=== Information provided ===
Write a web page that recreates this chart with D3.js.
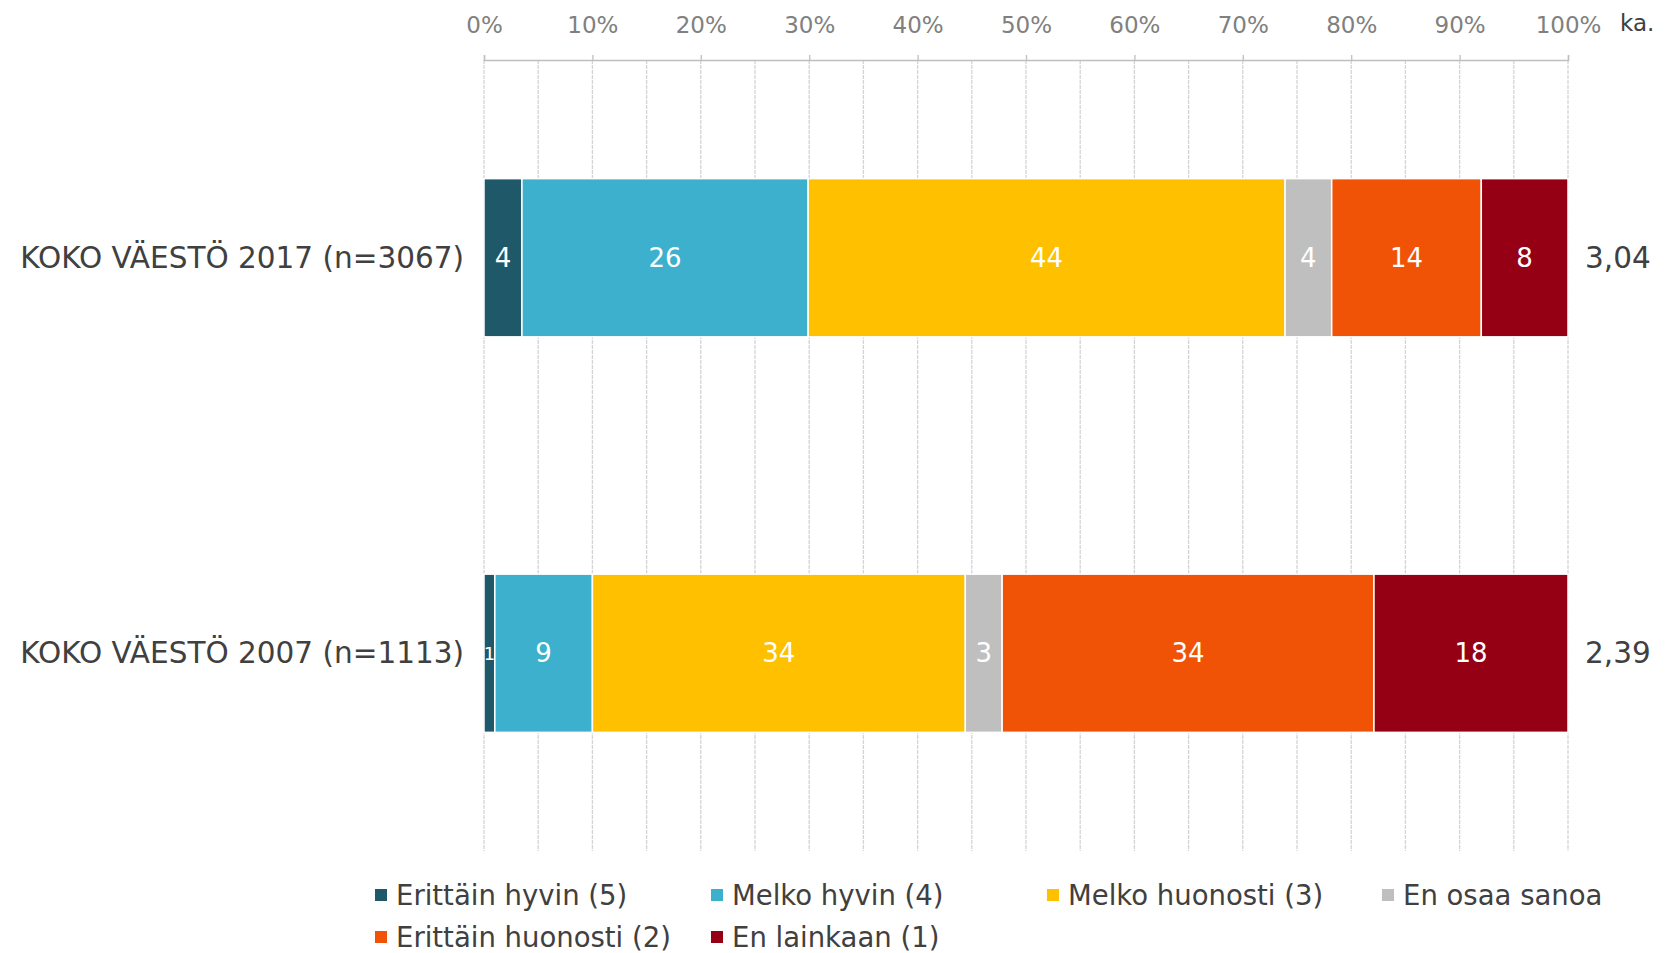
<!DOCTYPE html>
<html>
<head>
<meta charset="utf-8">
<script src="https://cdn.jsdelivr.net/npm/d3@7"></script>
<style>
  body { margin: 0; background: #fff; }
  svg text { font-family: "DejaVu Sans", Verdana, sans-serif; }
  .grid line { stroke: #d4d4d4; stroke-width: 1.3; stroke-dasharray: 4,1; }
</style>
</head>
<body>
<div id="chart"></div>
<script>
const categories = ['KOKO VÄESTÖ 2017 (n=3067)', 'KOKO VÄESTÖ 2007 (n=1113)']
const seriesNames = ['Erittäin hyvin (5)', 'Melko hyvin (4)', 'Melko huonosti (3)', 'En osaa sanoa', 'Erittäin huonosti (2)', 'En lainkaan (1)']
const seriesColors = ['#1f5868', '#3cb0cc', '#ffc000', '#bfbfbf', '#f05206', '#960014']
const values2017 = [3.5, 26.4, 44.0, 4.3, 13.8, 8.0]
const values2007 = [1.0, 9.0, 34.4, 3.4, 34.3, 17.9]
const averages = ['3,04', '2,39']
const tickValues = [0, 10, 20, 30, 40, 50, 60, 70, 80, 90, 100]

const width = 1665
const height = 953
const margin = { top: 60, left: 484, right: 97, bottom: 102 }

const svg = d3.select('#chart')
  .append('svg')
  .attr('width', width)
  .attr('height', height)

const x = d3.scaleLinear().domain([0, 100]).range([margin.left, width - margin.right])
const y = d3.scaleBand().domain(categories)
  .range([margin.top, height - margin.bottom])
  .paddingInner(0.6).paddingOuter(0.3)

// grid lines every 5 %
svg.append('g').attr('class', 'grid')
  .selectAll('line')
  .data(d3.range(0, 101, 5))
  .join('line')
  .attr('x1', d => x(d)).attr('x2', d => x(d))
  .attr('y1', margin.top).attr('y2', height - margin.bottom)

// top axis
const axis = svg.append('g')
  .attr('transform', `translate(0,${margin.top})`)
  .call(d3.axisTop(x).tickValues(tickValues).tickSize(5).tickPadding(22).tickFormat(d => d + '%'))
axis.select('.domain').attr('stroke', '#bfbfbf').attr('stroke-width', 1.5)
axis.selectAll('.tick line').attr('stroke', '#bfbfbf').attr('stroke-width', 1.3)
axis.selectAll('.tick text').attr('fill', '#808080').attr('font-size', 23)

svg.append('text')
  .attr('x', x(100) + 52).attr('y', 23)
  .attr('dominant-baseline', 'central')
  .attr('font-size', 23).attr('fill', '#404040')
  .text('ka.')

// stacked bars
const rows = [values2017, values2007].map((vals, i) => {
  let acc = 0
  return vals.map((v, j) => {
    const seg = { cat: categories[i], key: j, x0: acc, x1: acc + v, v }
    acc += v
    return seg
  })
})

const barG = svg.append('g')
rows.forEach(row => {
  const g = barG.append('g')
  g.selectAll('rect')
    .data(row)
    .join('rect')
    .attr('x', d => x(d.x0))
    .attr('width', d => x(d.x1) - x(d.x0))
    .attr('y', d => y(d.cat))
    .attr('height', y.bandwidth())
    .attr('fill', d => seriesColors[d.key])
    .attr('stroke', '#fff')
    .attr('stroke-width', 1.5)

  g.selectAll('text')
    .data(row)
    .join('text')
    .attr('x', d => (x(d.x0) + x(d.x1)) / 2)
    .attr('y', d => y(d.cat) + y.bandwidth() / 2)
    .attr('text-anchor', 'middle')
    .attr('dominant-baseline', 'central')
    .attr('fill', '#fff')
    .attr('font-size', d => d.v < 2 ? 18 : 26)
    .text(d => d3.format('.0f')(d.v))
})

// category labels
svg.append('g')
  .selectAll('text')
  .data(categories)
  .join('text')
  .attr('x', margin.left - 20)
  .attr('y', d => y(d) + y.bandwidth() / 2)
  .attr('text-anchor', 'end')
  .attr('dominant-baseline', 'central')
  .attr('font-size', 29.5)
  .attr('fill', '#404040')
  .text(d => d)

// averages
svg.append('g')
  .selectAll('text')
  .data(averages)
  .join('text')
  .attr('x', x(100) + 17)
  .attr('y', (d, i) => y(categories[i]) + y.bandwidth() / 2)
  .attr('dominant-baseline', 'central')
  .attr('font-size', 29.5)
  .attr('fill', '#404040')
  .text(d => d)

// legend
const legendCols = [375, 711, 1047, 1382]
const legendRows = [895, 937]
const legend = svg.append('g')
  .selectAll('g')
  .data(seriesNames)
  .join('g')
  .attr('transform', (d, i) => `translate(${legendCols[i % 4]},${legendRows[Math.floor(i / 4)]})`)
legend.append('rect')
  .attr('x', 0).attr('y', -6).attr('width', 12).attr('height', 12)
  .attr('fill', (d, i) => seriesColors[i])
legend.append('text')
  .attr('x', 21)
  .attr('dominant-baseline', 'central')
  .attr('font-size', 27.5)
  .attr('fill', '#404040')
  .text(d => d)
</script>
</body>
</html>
===
_Task requirements_
Repeat all the data as it stands, dropping any images it holds.

_Finished answer_
Write a web page that recreates this chart with D3.js.
<!DOCTYPE html>
<html>
<head>
<meta charset="utf-8">
<script src="https://cdn.jsdelivr.net/npm/d3@7"></script>
<style>
  body { margin: 0; background: #fff; }
  svg text { font-family: "DejaVu Sans", Verdana, sans-serif; }
  .grid line { stroke: #d4d4d4; stroke-width: 1.3; stroke-dasharray: 4,1; }
</style>
</head>
<body>
<div id="chart"></div>
<script>
const categories = ['KOKO VÄESTÖ 2017 (n=3067)', 'KOKO VÄESTÖ 2007 (n=1113)']
const seriesNames = ['Erittäin hyvin (5)', 'Melko hyvin (4)', 'Melko huonosti (3)', 'En osaa sanoa', 'Erittäin huonosti (2)', 'En lainkaan (1)']
const seriesColors = ['#1f5868', '#3cb0cc', '#ffc000', '#bfbfbf', '#f05206', '#960014']
const values2017 = [3.5, 26.4, 44.0, 4.3, 13.8, 8.0]
const values2007 = [1.0, 9.0, 34.4, 3.4, 34.3, 17.9]
const averages = ['3,04', '2,39']
const tickValues = [0, 10, 20, 30, 40, 50, 60, 70, 80, 90, 100]

const width = 1665
const height = 953
const margin = { top: 60, left: 484, right: 97, bottom: 102 }

const svg = d3.select('#chart')
  .append('svg')
  .attr('width', width)
  .attr('height', height)

const x = d3.scaleLinear().domain([0, 100]).range([margin.left, width - margin.right])
const y = d3.scaleBand().domain(categories)
  .range([margin.top, height - margin.bottom])
  .paddingInner(0.6).paddingOuter(0.3)

// grid lines every 5 %
svg.append('g').attr('class', 'grid')
  .selectAll('line')
  .data(d3.range(0, 101, 5))
  .join('line')
  .attr('x1', d => x(d)).attr('x2', d => x(d))
  .attr('y1', margin.top).attr('y2', height - margin.bottom)

// top axis
const axis = svg.append('g')
  .attr('transform', `translate(0,${margin.top})`)
  .call(d3.axisTop(x).tickValues(tickValues).tickSize(5).tickPadding(22).tickFormat(d => d + '%'))
axis.select('.domain').attr('stroke', '#bfbfbf').attr('stroke-width', 1.5)
axis.selectAll('.tick line').attr('stroke', '#bfbfbf').attr('stroke-width', 1.3)
axis.selectAll('.tick text').attr('fill', '#808080').attr('font-size', 23)

svg.append('text')
  .attr('x', x(100) + 52).attr('y', 23)
  .attr('dominant-baseline', 'central')
  .attr('font-size', 23).attr('fill', '#404040')
  .text('ka.')

// stacked bars
const rows = [values2017, values2007].map((vals, i) => {
  let acc = 0
  return vals.map((v, j) => {
    const seg = { cat: categories[i], key: j, x0: acc, x1: acc + v, v }
    acc += v
    return seg
  })
})

const barG = svg.append('g')
rows.forEach(row => {
  const g = barG.append('g')
  g.selectAll('rect')
    .data(row)
    .join('rect')
    .attr('x', d => x(d.x0))
    .attr('width', d => x(d.x1) - x(d.x0))
    .attr('y', d => y(d.cat))
    .attr('height', y.bandwidth())
    .attr('fill', d => seriesColors[d.key])
    .attr('stroke', '#fff')
    .attr('stroke-width', 1.5)

  g.selectAll('text')
    .data(row)
    .join('text')
    .attr('x', d => (x(d.x0) + x(d.x1)) / 2)
    .attr('y', d => y(d.cat) + y.bandwidth() / 2)
    .attr('text-anchor', 'middle')
    .attr('dominant-baseline', 'central')
    .attr('fill', '#fff')
    .attr('font-size', d => d.v < 2 ? 18 : 26)
    .text(d => d3.format('.0f')(d.v))
})

// category labels
svg.append('g')
  .selectAll('text')
  .data(categories)
  .join('text')
  .attr('x', margin.left - 20)
  .attr('y', d => y(d) + y.bandwidth() / 2)
  .attr('text-anchor', 'end')
  .attr('dominant-baseline', 'central')
  .attr('font-size', 29.5)
  .attr('fill', '#404040')
  .text(d => d)

// averages
svg.append('g')
  .selectAll('text')
  .data(averages)
  .join('text')
  .attr('x', x(100) + 17)
  .attr('y', (d, i) => y(categories[i]) + y.bandwidth() / 2)
  .attr('dominant-baseline', 'central')
  .attr('font-size', 29.5)
  .attr('fill', '#404040')
  .text(d => d)

// legend
const legendCols = [375, 711, 1047, 1382]
const legendRows = [895, 937]
const legend = svg.append('g')
  .selectAll('g')
  .data(seriesNames)
  .join('g')
  .attr('transform', (d, i) => `translate(${legendCols[i % 4]},${legendRows[Math.floor(i / 4)]})`)
legend.append('rect')
  .attr('x', 0).attr('y', -6).attr('width', 12).attr('height', 12)
  .attr('fill', (d, i) => seriesColors[i])
legend.append('text')
  .attr('x', 21)
  .attr('dominant-baseline', 'central')
  .attr('font-size', 27.5)
  .attr('fill', '#404040')
  .text(d => d)
</script>
</body>
</html>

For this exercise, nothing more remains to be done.